Tentu saja peristiwa ini menggegerkan publik dan media sosial. Tidak saja menjadi trending topic, bahkan sempat menjadi tragedi berita sensasional “beresonansi politik yang paling berisik” di tanah air.
Informasi opini dan perbincangan politik publik pun menjadi liar di media sosial. Jika opini publik di medsos mayoritas sudah menebak-nebak, insting politik di atas 80% mengarah ke hal-hal negatif.
Itu terbukti benar!: Pertanyaan bukannya menjurus “Ada apa dengan Moeldoko?”Malah, banyak dan lebih bising dengan pertanyaan, “Ada apa dengan Presiden Jokowi?”
Hanya ada dua stereotipe tebakan politik yang membuat justru Presiden Jokowi semakin diperolok-olok, semakin bertambah kekonyolannnya:
Pertama, Presidenlah yang kemudian menjadi tertuduh bin “King Maker” alias dalang dalam lakon wayang permainan politik Moeldoko.
Yang kedua, tuduhan yang lain dilontarkan ke Jokowi boleh jadi tujuannya tengah mencoba menyasar timbulnya kegaduhan dengan Megawati di PDIP.
Jokowi seperti sedang memasang alat resonansi penanda pendulum tsunami. Bermaksud, membuat turbulensi gempa di PDIP berpotensi tsunami, tombol pemicunya dengan menggunakan kisruh di PD.
Alih-alih AHY selaku Ketum Partai Demokrat legal melakukan perlawanan melalui jalur hukum, Kemenkumham meratifikasi pernyataan Pemerintah bahwa hanya ada Partai Demokrat Ketum AHY yang diakui resmi. Kemudian, sekaligus menolak mentah-mentah PTUN yang diajukan kelompok Moeldoko.

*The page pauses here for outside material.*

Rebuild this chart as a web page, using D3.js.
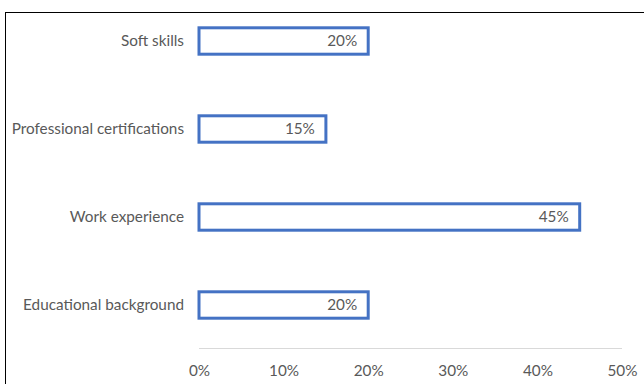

Yang pasti Moeldoko inskontitusional menjadi Ketum PD tandingan dan sempalan. Selanjutnya, entah apa yang akan dikenakan sanksi hukum kepadanya, tidak jelas hingga kini.
Tapi apa yang lebih mengherankan, justru Presiden Jokowi yang sudah babak belur di-bully seperti itu, tetap saja “merem”. Seolah bergeming, Moeldoko masih tetap saja eksis menjadi Kepala Staf Kepresidenan hingga kini.